I wonder if MS could enable something like this if they chose to do so. But in an unconventional manner.
For instance, their game-switching technology. If you could run two instances of the same game, each having a different core config (instance 1 running 7@3.6+SMT, instance 2 running 7@3.8-SMT), with the current world state mirrored-to and updated on the non-active instance, with a switch between game instances determined by CPU load.
Of course, they would have to greatly speed up the process as it currently takes 2-4 seconds to switch games.
 
I strongly expect that the dev can not mix the operation.
It's either only non threaded or threaded.
It will effect all cores including OS.
It only affects OS when game is running, and OS can run fine in background mode in either mode.

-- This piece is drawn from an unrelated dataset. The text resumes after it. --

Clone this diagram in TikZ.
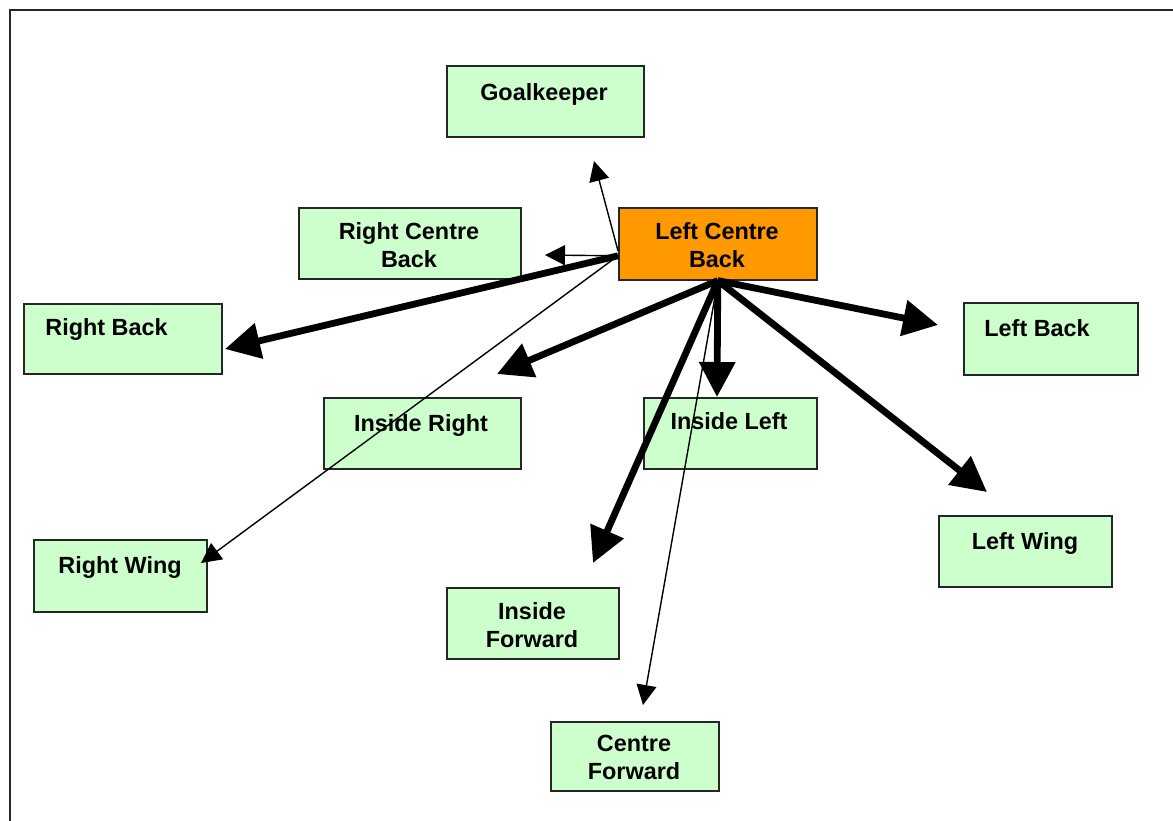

this implementation seems weird to me as the extra clocks would only marginal improve perf were as multi threading allows better consistency though latency hiding. if i was designing the system i would enforce use of multi threading giving half of the threads to the kernel code and the other half the user application spiting the 2 way muti-threaded core down the middle. this would enable things like fast and more importantly non-blocking system calls and the better use of all 8 cores rather then only use 7 cores.
 
Does Zen2 allow to enable/disable SMT usage per CPU core?
Disabling SMT has remained a SoC-wide BIOS setting instead of a userland configurable parameter, so presumably no. A few core resources are statically partitioned, and AFAIK those have been designed to be configured only during SoC boot/init. You could check BKDG though if they have released any for Zen 2.

In any case, OS parking half of the logical processor cores can achieve the same effect.
 
I'd still hazzard a guess at something like 2 ~ 3 GB. Sony are going to need broadly the same amount of OS stuff in RAM as MS. Fast as the PS5 SSD is, it's still ass slow compared to RAM and has limited endurance for writes.